L’état d’urgence est aujourd’hui bien plus un acte de communication qu’un acte de nécessité
Le président reprend le thème de la guerre. Mais ce n’est pas une guerre que la France mène mais bien deux. On ne reviendra pas ici sur les errements de notre intervention en Irak ou en Syrie. Ce qui est fait devrait l’être différemment. Mais, dans notre pays, les mesures d’urgences qui s’imposent n’ont pas été prises. On les rappelle car elles sont simples :
- Interdiction du financement étranger direct des lieux de culte et associations cultuelles.
- Contrôle par le ministère de l’Intérieur des prêches et expulsion des prédicateurs refusant les principes figurant dans le préambule de la Constitution (et en particulier de l’article premier du préambule de notre Constitution), ainsi que ceux appelant à la haine (et ceci sans entrer dans les arguties théologiques qu’impliquerait une interdiction spécifique des mosquées «salafistes» ; la République n’a pas à prendre partie entre courants et chapelles au sein d’une religion).
- Interdiction aux Français étant allés combattre dans une organisation terroriste et génocidaire de revenir sur le territoire national.
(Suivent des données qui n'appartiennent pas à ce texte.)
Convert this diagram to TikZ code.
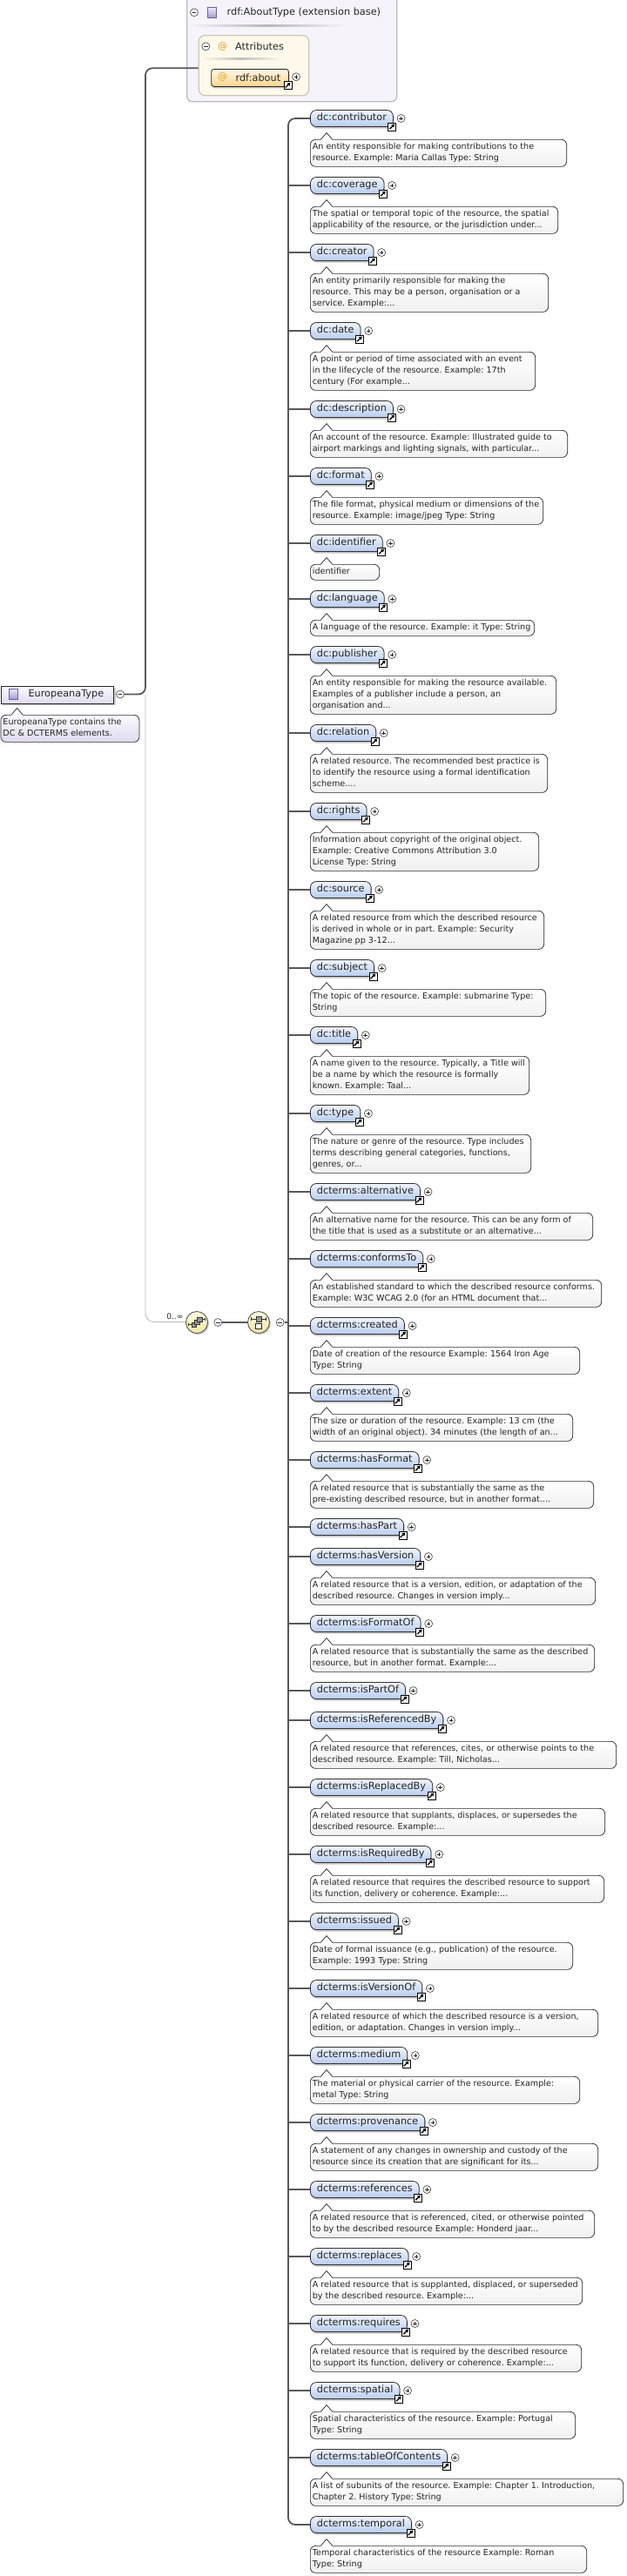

Cette mesure de bannissement, qui n’implique pas la perte de la nationalité, aurait pu être employée contre l’un des auteurs du crime de Saint-Etienne-du-Rouvray.
Ces mesures ne nécessitent pas l’état d’urgence et peuvent être prises dans le cadre législatif normal. Elles montrent que l’état d’urgence est aujourd’hui bien plus un acte de communication qu’un acte de nécessité.
«C’est dans la persévérance que nous l’emporterons. Je vous dois aussi cette vérité, cette guerre sera longue. Ce qui est visé, c’est notre démocratie. Elle est la cible, elle sera notre bouclier. C’est notre unité qui fait notre force.
Alors, Françaises, Français, faisons bloc, c’est ainsi que nous gagnerons la guerre contre la haine et contre le fanatisme car je vous l’assure, cette guerre, nous la gagnerons. Vive la République et vive la France !»
Le président se veut martial. Hélas, les mots, comme le ton utilisé, font plus penser à Paul Reynaud (Nous vaincrons parce que nous sommes les plus forts) qu’à ceux de de Gaulle ou de Churchill. Certes, on devine que François Hollande n’est ni l’un ni l’autre. Mais on peut légitimement se demander s’il est à sa place.